#### What you need to do
Exactly retype the lines from the one containing "Generate a Python" through the one containing "return 1 - (y - OFF) / H"; both ends count, pictures do not.

#### Records to use
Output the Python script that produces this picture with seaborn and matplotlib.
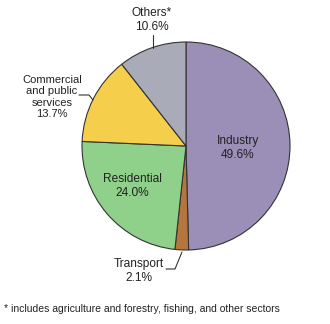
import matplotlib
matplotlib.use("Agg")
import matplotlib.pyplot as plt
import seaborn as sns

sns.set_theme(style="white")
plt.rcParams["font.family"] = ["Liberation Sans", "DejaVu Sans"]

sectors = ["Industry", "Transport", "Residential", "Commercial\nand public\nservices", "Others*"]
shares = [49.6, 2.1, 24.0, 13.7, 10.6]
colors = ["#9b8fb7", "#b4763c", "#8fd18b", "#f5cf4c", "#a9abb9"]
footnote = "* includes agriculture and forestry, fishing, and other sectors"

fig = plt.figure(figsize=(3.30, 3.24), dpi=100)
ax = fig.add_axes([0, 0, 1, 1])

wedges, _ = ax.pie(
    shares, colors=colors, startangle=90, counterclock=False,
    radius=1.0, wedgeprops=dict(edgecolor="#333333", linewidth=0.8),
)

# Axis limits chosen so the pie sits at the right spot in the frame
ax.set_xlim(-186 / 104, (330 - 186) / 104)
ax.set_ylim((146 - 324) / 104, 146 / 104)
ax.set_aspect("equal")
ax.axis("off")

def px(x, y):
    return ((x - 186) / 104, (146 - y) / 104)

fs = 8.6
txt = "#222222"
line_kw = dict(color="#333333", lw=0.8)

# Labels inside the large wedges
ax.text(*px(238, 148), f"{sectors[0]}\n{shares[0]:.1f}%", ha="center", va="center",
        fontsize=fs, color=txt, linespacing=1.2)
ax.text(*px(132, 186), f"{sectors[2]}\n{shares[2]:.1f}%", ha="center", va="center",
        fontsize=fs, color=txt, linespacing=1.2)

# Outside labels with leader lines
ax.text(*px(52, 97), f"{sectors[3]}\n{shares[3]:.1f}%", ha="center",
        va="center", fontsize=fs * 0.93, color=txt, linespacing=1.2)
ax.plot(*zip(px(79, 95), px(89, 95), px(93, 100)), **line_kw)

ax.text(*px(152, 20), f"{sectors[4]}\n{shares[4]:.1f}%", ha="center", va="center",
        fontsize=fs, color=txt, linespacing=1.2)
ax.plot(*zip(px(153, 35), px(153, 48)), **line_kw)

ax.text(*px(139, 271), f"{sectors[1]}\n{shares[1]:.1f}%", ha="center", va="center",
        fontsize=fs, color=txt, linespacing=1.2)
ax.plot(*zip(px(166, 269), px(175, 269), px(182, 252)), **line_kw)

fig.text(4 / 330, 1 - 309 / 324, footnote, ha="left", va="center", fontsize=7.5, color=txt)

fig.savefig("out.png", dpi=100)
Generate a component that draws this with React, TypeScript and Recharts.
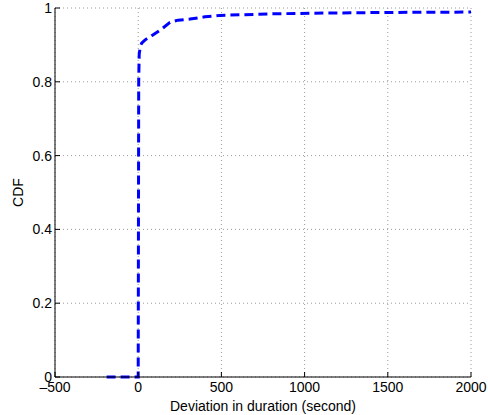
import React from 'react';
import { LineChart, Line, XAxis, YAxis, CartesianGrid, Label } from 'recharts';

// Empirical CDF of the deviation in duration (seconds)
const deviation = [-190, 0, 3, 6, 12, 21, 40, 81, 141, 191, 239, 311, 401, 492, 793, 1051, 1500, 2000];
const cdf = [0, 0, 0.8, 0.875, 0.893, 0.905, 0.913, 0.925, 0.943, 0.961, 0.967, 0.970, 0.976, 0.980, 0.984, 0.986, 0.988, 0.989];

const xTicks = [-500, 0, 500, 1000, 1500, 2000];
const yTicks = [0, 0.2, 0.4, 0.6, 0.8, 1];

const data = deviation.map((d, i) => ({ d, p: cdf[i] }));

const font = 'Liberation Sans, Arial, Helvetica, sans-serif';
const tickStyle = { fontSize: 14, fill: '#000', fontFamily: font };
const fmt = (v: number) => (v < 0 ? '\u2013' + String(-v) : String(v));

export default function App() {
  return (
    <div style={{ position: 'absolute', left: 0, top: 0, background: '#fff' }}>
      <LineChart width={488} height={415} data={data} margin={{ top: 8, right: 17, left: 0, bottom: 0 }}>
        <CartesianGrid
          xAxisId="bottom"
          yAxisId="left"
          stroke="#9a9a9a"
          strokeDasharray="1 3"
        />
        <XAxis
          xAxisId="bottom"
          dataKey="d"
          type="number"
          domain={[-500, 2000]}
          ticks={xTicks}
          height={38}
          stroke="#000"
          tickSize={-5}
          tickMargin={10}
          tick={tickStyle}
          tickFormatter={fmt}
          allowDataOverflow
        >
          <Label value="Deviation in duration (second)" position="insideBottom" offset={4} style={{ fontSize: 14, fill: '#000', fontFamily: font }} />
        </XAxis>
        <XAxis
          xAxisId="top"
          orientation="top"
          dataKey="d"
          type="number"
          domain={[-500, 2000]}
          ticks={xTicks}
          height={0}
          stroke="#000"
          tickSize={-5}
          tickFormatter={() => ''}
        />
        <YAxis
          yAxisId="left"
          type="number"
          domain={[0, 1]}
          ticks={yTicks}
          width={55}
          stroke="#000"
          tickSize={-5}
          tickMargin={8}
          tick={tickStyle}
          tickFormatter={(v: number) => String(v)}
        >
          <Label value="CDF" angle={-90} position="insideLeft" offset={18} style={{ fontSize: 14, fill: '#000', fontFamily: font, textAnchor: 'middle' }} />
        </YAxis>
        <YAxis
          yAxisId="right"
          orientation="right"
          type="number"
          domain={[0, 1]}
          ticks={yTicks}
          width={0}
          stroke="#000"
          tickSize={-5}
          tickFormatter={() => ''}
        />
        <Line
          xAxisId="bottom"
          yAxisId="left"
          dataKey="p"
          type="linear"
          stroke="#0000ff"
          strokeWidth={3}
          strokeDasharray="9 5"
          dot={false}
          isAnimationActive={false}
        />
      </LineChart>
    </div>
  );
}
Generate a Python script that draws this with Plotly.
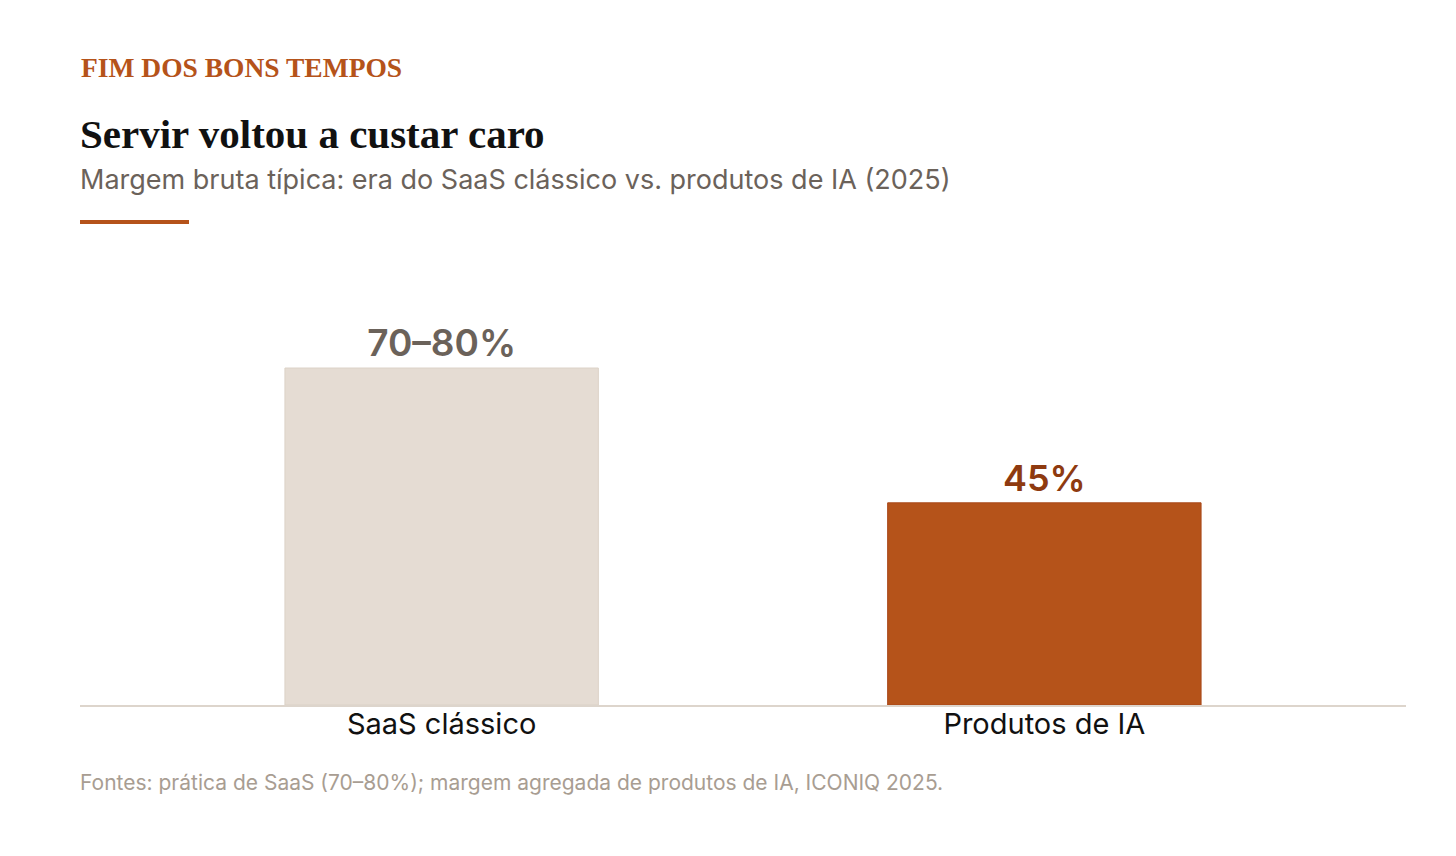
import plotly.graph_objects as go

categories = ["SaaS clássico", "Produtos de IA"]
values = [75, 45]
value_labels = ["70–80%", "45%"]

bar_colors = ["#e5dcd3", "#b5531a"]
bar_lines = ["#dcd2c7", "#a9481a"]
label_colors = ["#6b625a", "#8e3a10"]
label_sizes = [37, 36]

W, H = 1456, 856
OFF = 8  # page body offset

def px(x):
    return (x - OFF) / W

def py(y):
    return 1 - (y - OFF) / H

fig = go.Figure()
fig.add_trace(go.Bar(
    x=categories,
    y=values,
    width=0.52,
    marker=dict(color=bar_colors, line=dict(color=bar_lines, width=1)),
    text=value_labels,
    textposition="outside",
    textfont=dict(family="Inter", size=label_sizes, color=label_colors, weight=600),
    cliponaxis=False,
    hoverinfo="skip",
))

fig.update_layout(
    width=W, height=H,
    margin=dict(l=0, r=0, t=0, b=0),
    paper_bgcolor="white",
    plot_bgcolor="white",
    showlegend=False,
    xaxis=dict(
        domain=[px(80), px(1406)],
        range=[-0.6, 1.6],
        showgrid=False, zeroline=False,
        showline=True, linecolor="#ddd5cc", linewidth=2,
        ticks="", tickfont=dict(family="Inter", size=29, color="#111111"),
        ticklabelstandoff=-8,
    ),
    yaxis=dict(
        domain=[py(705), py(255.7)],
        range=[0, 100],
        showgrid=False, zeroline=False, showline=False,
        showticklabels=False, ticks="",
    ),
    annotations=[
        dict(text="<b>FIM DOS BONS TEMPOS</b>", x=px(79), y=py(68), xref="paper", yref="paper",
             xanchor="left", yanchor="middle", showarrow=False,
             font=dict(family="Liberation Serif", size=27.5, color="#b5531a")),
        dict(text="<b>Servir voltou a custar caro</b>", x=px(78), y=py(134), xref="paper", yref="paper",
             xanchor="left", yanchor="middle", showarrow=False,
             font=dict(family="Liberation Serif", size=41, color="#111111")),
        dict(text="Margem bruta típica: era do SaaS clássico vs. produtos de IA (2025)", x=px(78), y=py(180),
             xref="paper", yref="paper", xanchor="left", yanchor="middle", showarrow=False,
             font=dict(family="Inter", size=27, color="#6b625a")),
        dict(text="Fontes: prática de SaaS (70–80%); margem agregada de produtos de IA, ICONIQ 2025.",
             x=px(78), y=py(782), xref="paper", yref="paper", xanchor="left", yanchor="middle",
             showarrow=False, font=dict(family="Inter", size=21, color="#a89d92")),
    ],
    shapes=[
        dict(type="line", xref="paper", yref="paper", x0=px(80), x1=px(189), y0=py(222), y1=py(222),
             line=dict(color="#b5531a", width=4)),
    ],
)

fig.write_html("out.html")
==
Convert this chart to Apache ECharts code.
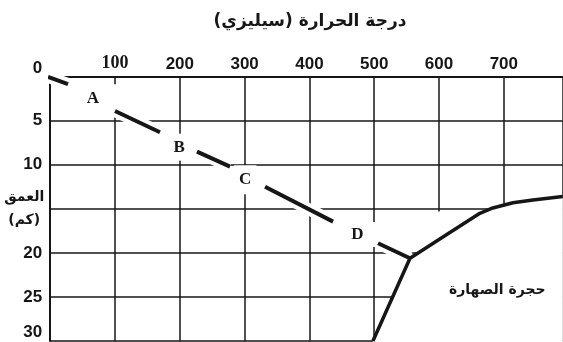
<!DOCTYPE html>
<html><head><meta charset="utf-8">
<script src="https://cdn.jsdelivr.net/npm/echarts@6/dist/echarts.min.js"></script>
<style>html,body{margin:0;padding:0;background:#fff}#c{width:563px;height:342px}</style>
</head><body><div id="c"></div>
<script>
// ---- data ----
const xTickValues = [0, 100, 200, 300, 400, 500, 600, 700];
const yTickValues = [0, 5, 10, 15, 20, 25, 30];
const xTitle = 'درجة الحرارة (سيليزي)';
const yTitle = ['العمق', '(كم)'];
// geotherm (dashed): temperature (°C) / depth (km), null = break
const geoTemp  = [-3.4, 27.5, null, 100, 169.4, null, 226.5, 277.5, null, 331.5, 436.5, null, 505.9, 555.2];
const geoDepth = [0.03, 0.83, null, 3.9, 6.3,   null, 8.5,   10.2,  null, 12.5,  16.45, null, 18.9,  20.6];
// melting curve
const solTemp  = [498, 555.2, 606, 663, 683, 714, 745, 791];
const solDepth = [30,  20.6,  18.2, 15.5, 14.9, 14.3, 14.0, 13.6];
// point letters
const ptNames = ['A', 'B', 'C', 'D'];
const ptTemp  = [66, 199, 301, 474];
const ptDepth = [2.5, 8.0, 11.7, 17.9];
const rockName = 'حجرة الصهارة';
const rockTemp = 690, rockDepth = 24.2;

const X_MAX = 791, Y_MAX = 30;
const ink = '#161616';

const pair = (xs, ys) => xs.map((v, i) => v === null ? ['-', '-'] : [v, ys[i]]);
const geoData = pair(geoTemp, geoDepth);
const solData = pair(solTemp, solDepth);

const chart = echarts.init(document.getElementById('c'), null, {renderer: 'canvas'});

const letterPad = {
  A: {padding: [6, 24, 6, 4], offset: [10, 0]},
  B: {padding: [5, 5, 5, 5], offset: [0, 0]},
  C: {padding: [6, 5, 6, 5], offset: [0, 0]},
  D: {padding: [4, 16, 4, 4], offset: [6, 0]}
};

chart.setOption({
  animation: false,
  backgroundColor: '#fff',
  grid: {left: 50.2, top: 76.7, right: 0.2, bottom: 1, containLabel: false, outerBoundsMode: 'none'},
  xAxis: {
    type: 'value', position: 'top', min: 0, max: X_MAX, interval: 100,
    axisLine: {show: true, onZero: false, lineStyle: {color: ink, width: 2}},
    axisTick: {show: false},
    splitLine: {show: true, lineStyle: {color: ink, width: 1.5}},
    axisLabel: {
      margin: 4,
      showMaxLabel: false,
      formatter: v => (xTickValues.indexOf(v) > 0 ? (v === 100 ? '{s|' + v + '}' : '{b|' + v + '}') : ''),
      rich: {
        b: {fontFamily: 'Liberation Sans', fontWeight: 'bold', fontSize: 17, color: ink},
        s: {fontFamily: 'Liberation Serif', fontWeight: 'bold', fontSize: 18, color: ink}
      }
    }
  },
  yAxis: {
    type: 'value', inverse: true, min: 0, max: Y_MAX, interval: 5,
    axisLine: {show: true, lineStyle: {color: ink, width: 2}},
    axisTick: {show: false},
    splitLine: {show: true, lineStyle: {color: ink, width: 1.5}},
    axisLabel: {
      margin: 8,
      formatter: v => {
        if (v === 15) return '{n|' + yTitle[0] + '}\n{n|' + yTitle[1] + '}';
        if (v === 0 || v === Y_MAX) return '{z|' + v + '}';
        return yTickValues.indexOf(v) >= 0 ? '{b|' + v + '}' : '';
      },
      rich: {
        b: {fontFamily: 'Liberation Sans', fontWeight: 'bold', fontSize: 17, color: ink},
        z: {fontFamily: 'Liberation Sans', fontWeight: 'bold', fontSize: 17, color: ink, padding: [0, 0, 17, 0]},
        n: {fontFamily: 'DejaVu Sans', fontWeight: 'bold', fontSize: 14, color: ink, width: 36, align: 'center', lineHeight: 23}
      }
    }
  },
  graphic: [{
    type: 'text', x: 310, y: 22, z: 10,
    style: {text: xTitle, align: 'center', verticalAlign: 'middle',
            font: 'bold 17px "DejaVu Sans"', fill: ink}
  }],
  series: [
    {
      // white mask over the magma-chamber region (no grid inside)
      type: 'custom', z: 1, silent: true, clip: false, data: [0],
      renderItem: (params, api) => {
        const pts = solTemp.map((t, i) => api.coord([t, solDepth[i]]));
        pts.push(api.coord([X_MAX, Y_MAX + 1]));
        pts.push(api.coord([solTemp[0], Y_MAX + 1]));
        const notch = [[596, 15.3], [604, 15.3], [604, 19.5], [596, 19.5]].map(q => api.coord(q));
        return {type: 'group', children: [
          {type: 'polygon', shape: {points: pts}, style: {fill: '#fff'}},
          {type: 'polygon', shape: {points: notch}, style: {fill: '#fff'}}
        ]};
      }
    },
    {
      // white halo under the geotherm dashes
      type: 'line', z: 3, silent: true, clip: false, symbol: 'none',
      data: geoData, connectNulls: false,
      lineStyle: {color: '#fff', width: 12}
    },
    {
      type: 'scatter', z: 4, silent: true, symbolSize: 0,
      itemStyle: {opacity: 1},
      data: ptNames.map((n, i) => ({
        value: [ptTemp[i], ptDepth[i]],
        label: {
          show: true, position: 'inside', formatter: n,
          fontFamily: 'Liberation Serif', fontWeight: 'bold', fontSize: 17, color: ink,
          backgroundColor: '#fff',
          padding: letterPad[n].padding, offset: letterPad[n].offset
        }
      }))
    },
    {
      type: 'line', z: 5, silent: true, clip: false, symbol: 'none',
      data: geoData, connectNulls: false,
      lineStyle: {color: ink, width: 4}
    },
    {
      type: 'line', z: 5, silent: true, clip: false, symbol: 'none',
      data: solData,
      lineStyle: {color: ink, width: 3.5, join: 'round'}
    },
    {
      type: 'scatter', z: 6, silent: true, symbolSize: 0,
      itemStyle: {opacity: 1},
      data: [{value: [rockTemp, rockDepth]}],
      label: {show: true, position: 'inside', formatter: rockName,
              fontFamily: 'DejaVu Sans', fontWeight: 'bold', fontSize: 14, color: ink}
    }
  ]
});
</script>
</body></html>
...
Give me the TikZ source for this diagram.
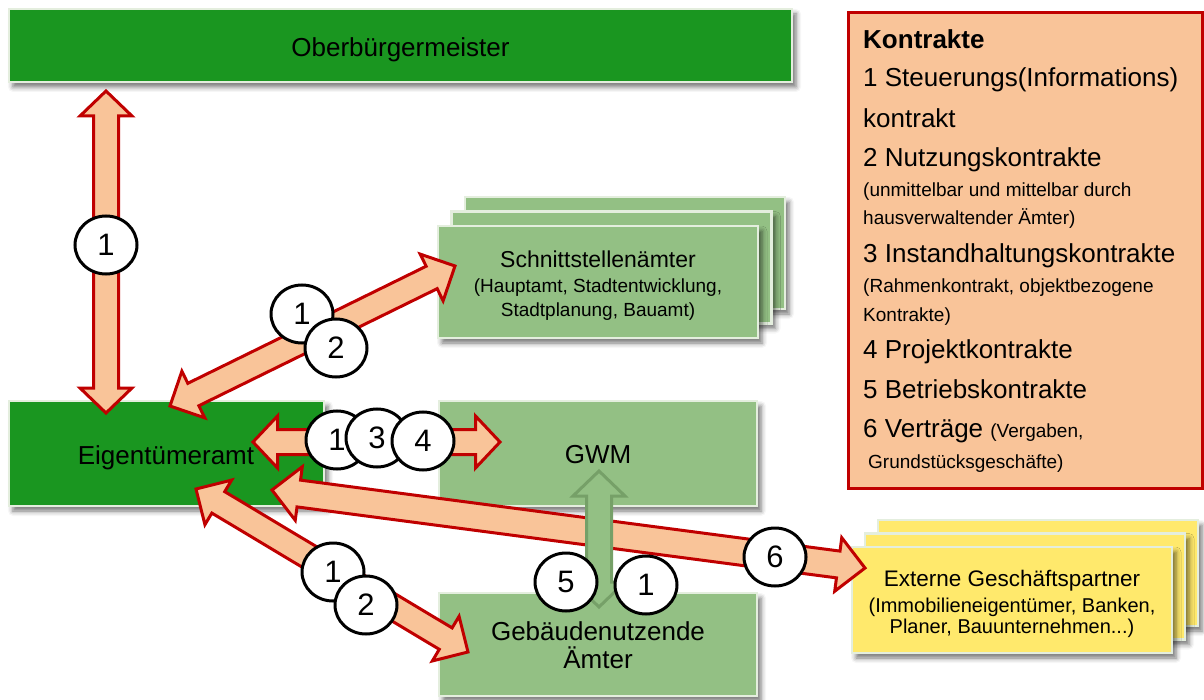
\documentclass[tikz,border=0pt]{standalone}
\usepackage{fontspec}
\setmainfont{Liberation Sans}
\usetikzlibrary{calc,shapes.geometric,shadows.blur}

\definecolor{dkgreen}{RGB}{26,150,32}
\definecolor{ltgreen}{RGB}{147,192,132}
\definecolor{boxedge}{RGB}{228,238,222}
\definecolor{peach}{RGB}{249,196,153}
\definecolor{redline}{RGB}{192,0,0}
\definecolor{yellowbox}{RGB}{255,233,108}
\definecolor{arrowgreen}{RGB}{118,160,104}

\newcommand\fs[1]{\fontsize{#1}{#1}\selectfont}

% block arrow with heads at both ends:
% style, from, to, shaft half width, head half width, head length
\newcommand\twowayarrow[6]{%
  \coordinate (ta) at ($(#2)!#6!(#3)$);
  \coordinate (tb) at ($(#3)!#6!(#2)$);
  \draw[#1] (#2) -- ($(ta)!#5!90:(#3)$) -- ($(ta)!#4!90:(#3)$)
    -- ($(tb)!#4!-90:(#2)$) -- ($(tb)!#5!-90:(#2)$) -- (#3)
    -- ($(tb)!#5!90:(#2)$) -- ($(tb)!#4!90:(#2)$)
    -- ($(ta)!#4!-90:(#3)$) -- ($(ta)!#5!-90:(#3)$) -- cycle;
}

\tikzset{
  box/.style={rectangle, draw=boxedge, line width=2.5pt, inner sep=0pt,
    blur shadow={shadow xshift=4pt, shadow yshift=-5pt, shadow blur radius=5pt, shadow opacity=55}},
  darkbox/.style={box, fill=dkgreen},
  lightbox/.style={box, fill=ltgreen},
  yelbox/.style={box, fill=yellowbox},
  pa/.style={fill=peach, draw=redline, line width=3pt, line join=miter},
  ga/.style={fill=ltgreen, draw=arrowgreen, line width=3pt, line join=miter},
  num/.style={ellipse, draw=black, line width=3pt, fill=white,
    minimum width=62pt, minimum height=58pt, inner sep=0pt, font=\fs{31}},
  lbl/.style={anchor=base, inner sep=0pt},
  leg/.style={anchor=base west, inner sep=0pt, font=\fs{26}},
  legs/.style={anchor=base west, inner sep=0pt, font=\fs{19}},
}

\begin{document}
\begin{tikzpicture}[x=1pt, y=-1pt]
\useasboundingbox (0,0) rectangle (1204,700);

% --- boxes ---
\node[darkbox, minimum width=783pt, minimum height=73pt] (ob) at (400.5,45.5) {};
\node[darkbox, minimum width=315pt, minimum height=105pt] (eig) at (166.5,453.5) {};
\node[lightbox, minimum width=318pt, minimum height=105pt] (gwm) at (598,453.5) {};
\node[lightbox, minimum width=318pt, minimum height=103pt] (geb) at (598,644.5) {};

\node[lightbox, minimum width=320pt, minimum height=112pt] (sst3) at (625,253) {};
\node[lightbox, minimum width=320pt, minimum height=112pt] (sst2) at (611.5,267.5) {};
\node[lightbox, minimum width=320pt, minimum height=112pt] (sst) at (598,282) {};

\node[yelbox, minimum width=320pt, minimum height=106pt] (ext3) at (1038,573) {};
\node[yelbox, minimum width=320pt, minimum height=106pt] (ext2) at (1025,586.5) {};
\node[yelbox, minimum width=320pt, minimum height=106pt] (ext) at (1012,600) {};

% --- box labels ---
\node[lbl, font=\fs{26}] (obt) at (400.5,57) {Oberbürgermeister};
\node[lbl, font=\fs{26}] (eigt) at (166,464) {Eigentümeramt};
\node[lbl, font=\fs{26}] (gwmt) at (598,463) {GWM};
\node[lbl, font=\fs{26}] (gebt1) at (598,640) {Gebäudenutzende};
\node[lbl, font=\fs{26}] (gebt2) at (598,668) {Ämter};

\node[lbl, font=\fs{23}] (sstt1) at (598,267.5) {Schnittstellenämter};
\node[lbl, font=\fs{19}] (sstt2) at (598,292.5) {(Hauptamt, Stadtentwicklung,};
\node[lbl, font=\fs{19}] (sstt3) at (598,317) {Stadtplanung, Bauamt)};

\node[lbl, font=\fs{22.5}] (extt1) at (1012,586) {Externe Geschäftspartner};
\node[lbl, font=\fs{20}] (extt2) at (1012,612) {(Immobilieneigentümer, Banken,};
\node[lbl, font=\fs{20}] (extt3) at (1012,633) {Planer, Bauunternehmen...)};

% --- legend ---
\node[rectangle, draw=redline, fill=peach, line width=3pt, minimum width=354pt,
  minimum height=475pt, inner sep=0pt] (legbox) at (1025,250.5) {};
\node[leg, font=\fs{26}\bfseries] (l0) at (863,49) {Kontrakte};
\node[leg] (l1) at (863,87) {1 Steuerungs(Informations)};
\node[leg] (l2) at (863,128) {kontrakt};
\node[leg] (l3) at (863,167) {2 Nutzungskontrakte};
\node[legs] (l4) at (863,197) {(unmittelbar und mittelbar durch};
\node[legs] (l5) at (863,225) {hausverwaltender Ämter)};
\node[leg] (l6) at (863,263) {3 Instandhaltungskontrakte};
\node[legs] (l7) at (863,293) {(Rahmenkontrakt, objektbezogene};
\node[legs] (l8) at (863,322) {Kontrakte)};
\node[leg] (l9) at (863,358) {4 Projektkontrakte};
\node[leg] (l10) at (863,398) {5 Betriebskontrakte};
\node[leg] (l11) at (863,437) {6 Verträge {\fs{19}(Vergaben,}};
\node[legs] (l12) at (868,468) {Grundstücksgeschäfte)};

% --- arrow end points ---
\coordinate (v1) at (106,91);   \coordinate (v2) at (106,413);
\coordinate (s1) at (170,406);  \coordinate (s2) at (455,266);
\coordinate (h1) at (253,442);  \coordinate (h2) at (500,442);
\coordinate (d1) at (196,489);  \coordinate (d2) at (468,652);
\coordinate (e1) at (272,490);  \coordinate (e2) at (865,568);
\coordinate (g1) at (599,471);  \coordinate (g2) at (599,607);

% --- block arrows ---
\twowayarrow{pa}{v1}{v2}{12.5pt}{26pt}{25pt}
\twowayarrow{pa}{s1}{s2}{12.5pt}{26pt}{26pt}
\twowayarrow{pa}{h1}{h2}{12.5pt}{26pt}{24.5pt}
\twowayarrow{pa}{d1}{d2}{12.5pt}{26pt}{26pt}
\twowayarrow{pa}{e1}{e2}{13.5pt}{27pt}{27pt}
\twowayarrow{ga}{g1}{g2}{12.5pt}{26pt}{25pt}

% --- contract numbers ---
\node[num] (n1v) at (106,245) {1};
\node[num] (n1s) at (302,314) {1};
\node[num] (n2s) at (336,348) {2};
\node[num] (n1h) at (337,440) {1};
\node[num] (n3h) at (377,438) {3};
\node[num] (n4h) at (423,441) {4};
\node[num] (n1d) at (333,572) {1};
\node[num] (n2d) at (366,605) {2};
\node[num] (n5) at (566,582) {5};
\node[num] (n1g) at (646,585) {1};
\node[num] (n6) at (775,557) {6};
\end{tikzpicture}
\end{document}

#### Completed exercise
Generate a Python script that draws this with Plotly.
import plotly.graph_objects as go

categories = ["SaaS clássico", "Produtos de IA"]
values = [75, 45]
value_labels = ["70–80%", "45%"]

bar_colors = ["#e5dcd3", "#b5531a"]
bar_lines = ["#dcd2c7", "#a9481a"]
label_colors = ["#6b625a", "#8e3a10"]
label_sizes = [37, 36]

W, H = 1456, 856
OFF = 8  # page body offset

def px(x):
    return (x - OFF) / W

def py(y):
    return 1 - (y - OFF) / H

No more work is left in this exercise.